--- Begin Entries shown ---
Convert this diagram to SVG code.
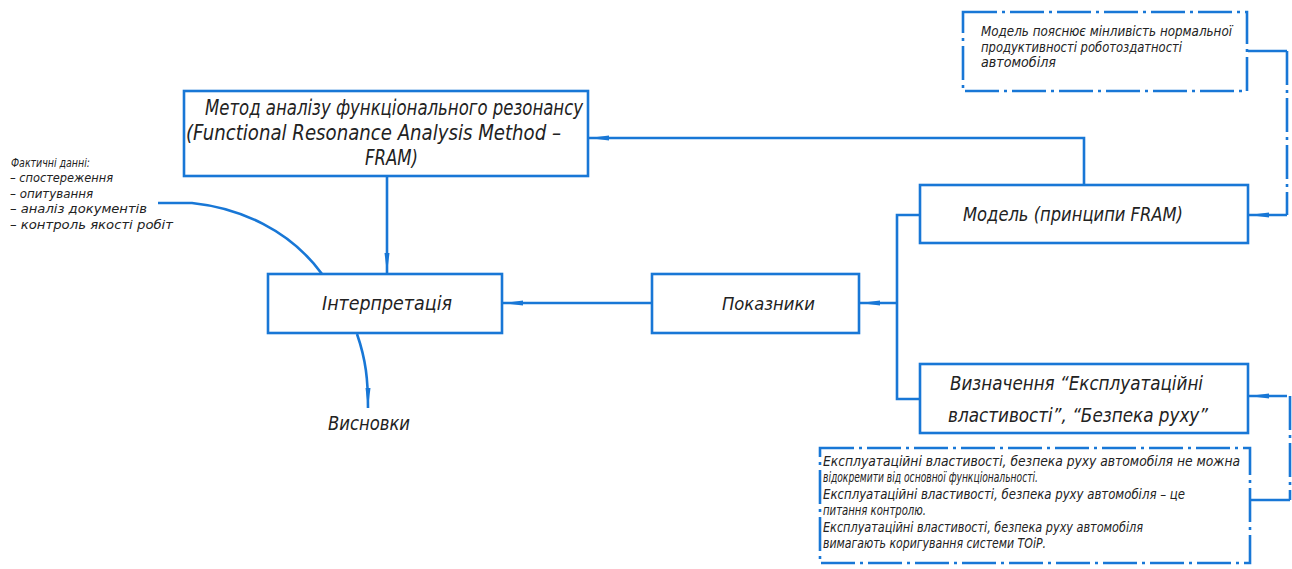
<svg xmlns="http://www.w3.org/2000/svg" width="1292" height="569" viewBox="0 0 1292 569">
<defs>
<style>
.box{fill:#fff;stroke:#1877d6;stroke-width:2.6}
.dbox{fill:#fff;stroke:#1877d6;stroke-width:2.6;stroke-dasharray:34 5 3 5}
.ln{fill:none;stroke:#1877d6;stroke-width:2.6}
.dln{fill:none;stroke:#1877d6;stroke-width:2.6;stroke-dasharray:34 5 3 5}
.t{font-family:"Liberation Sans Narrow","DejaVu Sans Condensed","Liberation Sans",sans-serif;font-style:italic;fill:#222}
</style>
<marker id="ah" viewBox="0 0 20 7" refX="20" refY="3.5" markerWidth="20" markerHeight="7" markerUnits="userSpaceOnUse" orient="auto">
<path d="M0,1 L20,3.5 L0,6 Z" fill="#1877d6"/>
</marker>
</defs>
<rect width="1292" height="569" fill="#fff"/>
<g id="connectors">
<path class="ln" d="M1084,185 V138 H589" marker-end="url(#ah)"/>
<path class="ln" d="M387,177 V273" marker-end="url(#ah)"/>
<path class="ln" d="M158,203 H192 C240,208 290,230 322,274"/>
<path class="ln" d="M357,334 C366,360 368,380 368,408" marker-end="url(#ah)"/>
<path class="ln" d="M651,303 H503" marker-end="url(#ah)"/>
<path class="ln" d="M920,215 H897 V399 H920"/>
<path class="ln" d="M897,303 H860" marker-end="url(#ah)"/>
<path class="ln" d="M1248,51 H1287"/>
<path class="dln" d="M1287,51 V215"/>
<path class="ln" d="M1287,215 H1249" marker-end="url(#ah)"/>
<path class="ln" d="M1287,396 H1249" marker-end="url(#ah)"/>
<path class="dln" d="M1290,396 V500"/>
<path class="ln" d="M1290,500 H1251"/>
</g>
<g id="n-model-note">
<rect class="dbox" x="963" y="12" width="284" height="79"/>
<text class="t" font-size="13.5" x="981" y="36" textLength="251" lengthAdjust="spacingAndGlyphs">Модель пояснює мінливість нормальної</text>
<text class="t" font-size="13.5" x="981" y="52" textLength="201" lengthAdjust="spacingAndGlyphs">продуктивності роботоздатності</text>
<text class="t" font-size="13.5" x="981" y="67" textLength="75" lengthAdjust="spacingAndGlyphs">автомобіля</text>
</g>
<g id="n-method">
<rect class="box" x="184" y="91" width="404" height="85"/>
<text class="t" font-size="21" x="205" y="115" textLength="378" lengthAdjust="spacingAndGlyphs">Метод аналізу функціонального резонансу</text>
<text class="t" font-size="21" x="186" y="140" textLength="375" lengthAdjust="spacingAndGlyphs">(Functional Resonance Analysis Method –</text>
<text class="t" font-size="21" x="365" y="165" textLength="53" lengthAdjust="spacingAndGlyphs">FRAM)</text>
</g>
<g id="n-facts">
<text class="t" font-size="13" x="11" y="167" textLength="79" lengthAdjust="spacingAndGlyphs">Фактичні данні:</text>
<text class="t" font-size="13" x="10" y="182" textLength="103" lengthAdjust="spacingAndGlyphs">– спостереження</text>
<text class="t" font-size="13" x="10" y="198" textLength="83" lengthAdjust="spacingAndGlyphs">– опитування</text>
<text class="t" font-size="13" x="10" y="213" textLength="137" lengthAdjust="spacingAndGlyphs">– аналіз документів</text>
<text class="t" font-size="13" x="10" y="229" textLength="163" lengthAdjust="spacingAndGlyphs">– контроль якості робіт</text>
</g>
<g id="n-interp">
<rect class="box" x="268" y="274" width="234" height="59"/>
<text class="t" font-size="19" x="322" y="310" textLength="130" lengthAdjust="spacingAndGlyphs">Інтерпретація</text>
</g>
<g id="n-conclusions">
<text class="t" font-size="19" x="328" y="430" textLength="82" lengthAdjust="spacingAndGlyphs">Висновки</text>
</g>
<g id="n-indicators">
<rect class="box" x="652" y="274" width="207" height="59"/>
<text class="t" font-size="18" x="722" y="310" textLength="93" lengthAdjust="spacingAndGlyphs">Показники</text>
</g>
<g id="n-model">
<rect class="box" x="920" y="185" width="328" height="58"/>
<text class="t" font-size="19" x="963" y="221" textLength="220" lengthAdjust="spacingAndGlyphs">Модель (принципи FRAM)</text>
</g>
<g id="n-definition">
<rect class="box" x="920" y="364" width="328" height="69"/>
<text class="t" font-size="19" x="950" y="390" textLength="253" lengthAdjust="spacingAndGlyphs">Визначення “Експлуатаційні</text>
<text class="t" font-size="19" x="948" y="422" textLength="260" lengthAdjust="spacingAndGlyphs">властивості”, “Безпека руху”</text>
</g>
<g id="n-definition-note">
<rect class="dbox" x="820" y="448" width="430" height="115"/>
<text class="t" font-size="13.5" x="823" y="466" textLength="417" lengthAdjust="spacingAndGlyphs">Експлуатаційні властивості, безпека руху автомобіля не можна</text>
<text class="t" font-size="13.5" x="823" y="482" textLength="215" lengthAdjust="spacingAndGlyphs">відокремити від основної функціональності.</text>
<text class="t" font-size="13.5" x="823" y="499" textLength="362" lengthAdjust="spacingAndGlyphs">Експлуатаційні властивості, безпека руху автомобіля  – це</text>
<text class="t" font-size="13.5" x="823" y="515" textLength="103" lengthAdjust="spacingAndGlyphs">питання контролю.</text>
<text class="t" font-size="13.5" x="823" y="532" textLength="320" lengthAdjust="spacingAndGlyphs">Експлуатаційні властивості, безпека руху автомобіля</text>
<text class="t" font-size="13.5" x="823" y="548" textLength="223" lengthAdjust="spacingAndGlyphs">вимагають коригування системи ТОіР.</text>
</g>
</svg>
--- End Entries shown ---
--- Begin Entries shown ---
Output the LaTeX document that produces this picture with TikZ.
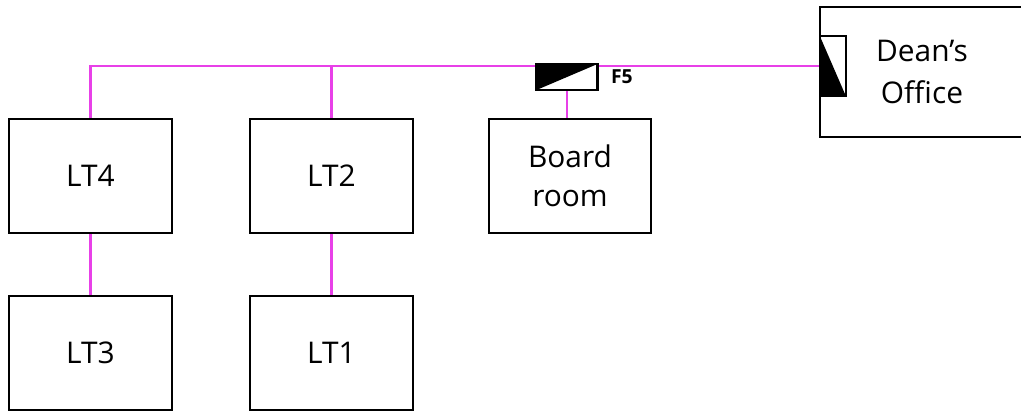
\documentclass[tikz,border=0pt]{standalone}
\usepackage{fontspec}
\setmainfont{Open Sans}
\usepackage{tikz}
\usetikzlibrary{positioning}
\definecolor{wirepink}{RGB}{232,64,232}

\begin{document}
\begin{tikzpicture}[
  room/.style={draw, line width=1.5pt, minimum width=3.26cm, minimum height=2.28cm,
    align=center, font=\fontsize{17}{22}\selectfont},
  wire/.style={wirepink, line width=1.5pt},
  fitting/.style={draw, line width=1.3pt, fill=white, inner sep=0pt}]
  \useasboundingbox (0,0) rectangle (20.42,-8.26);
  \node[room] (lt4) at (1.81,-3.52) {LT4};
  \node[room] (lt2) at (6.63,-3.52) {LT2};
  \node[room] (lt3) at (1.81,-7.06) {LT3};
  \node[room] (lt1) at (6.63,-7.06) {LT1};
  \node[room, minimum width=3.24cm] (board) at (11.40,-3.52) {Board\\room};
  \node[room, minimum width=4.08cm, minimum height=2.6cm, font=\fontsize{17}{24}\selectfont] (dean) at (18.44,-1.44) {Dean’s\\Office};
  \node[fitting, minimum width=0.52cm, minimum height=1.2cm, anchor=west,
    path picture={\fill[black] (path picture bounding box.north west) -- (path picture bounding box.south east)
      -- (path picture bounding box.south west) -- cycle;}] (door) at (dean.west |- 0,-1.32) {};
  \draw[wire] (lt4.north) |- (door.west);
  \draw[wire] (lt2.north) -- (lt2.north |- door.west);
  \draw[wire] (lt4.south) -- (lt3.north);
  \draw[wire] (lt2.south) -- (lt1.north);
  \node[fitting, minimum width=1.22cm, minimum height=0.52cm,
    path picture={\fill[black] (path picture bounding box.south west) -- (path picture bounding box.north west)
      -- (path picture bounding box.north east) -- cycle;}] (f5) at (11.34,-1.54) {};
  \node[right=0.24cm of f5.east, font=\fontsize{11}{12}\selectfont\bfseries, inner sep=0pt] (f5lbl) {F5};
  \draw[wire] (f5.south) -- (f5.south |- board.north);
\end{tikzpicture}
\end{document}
--- End Entries shown ---
--- Begin Entries shown ---
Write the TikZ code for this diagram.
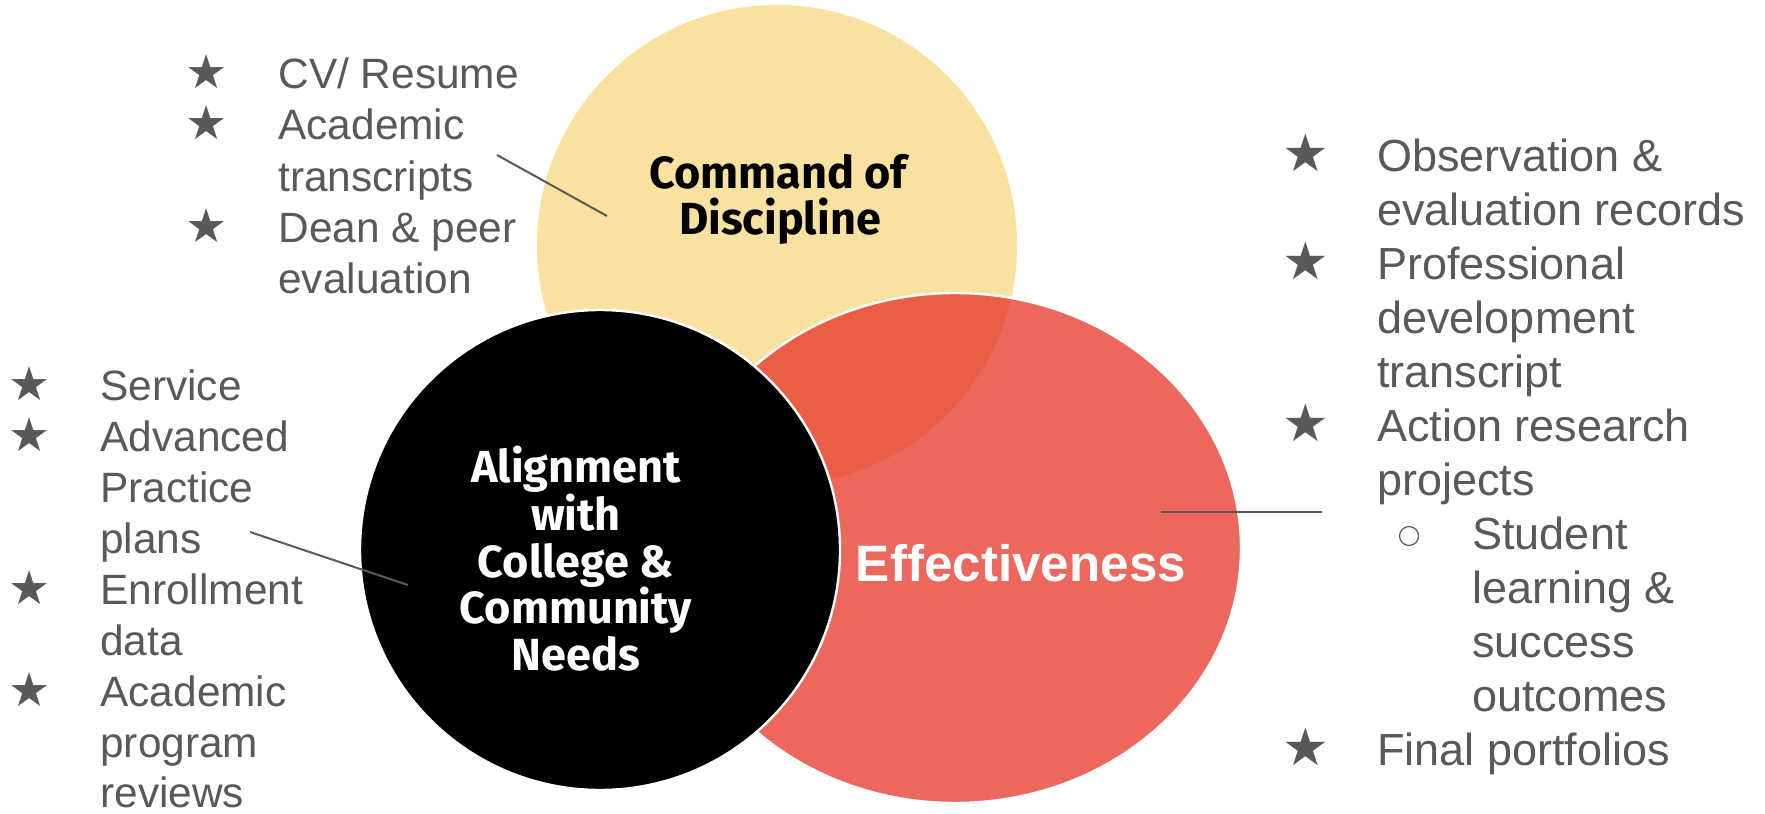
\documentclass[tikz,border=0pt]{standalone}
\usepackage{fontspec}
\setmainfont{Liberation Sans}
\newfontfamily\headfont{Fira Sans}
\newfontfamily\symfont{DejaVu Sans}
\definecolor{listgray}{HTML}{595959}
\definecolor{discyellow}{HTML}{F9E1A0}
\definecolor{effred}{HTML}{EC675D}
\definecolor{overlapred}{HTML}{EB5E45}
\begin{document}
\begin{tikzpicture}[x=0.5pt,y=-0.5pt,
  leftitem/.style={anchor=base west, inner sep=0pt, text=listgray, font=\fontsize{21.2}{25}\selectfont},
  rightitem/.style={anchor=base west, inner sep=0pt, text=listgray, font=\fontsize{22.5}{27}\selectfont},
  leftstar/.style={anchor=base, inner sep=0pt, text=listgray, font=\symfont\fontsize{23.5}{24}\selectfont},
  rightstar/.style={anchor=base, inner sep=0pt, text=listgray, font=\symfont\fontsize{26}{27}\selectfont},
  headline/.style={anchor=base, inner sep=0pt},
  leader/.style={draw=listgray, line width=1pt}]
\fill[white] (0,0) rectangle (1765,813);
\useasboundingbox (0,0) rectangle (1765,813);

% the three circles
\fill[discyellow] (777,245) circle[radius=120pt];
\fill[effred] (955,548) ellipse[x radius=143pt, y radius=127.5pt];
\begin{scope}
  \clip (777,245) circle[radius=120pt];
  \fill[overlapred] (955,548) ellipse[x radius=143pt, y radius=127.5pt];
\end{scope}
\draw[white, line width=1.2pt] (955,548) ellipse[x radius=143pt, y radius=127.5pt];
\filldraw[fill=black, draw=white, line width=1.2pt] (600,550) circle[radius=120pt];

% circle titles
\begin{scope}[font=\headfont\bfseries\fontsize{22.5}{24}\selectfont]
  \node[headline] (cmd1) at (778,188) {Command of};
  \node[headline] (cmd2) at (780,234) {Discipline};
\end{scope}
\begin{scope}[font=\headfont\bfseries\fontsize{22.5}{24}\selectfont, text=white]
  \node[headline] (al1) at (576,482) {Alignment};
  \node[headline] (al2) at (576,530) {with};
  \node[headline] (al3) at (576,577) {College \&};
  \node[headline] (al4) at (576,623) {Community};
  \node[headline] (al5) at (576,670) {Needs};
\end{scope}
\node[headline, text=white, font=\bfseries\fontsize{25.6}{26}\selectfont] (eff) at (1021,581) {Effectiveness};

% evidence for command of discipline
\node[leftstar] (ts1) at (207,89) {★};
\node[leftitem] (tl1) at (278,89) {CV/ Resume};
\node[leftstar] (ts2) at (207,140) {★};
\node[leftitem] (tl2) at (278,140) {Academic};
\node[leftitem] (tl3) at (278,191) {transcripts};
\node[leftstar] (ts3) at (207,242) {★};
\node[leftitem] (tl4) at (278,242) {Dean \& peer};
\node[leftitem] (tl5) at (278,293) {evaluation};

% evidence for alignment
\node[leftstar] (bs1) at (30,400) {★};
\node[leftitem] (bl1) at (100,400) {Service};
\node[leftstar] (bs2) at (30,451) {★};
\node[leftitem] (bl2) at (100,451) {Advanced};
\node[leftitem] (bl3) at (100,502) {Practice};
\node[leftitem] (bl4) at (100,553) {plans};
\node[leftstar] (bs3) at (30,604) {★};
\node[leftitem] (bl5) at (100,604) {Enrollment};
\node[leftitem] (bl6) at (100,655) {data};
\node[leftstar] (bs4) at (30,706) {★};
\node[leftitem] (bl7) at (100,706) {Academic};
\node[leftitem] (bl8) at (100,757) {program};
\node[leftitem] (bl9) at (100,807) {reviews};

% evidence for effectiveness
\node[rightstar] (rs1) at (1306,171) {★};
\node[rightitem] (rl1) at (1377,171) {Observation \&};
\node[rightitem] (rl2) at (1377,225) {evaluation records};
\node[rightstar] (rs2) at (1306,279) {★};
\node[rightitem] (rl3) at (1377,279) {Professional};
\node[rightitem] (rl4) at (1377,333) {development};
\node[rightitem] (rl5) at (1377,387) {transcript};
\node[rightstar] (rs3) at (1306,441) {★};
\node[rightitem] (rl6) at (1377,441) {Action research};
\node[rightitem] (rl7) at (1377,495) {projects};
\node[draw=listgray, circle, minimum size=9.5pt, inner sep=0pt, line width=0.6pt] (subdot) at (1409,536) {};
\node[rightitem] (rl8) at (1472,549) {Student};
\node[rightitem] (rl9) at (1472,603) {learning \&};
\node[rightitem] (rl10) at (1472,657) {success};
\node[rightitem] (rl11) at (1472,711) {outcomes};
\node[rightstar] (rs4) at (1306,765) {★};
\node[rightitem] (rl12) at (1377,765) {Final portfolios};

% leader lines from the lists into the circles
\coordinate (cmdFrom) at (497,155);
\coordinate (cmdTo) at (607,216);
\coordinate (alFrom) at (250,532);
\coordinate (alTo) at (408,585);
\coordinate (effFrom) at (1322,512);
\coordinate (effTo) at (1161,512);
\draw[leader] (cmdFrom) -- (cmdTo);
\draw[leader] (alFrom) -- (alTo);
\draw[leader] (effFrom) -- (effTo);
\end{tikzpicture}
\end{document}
--- End Entries shown ---
▶ [What you will do]
Show all lines above holding "with".

▶ [Correct answer]
Output the LaTeX document that produces this picture with TikZ.
  \node[headline] (al2) at (576,530) {with};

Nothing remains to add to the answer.